Zi Yan <ziy@xxxxxxxxxx> · Wed, 22 Jan 2025 11:41:24 -0500

On 18 Jan 2025, at 18:15, Jiaqi Yan wrote:

<snip>

> MemCycler Benchmarking
> ======================
>
> To follow up the question by Dave Hansen, “If one motivation for this is
> guest performance, then it would be great to have some data to back that
> up, even if it is worst-case data”, we run MemCycler in guest and
> compare its performance when there are an extremely large number of
> memory errors.
>
> The MemCycler benchmark cycles through memory with multiple threads.
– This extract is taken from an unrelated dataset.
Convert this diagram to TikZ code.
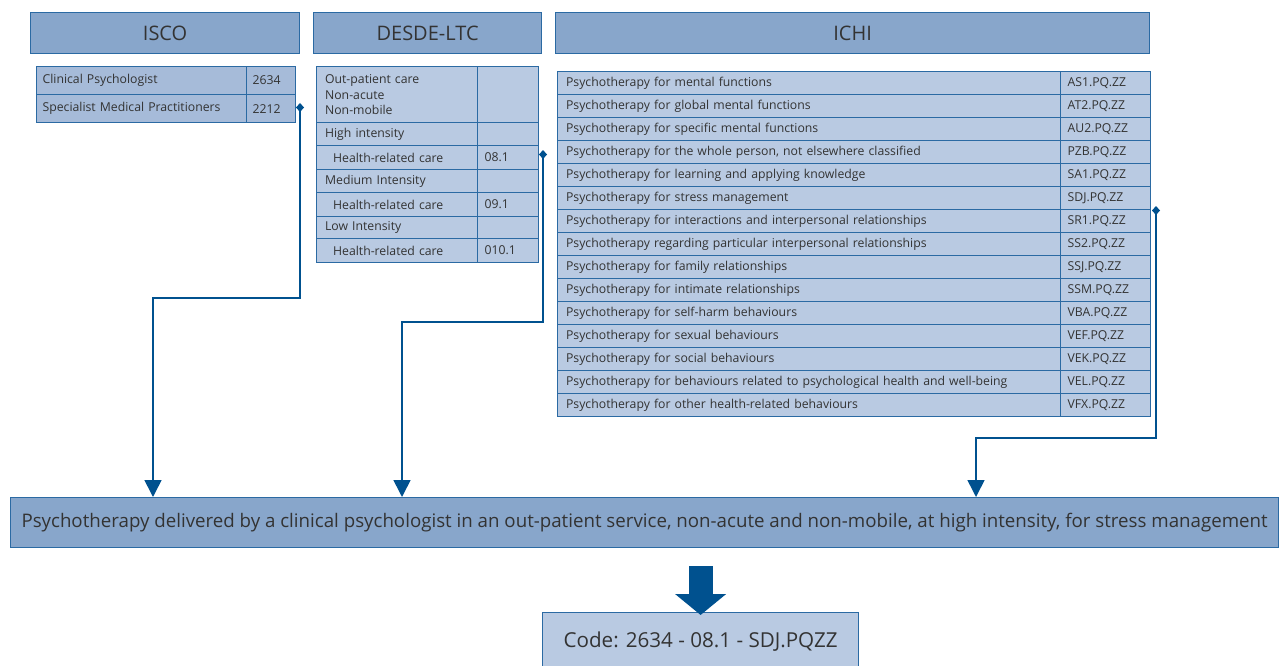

On
> each iteration, the thread reads the current value, validates it, and
> writes a counter value. The benchmark continuously outputs rates
> indicating the speed at which it is reading and writing 64-bit integers,
> and aggregates the reads and writes of the multiple threads across
> multiple iterations into a single rate (unit: 64-bit per microsecond).
>
> MemCycler is running inside a VM with 80 vCPUs and 640 GB guest memory.
> The hardware platform hosting the VM is using Intel Emerald Rapids CPUs
> (in total 120 physical cores) and 1.5 T DDR5 memory. MemCycler allocates
> memory with 2M transparent hugepage in the guest. Our in-house VMM backs
> the guest memory with 2M transparent hugepage on the host. The final
> aggregate rate after 60 runtime is 17,204.69 and referred to as the
> baseline case.
>
> In the experimental case, all the setups are identical to the baseline
> case, however 25% of the guest memory is split from THP to 4K pages due
> to the memory failure recovery triggered by MADV_HWPOISON. I made some
> minor changes in the kernel so that the MADV_HWPOISON-ed pages are
> unpoisoned, and afterwards the in-guest MemCycle is still able to read
> and write its data. The final aggregate rate is 16,355.11, which is
> decreased by 5.06% compared to the baseline case. When 5% of the guest
> memory is split after MADV_HWPOISON, the final aggregate rate is
> 16,999.14, a drop of 1.20% compared to the baseline case.
>
<snip>
>
> Extensibility: THP SHMEM/TMPFS
> ==============================
>
> The current MFR behavior for THP SHMEM/TMPFS is to split the hugepage
> into raw page and only offline the raw HWPoison-ed page. In most cases
> THP is 2M and raw page size is 4K, so userspace loses the “huge”
> property of a 2M huge memory, but the actual data loss is only 4K.

I wonder if the buddy allocator like split[1] could help here by splitting
the THP to 1MB, 512KB, 256KB, ..., two 4KB, so you still have some mTHPs
at the end.

[1] https://lore.kernel.org/linux-mm/20250116211042.741543-1-ziy@xxxxxxxxxx/

Best Regards,
Yan, Zi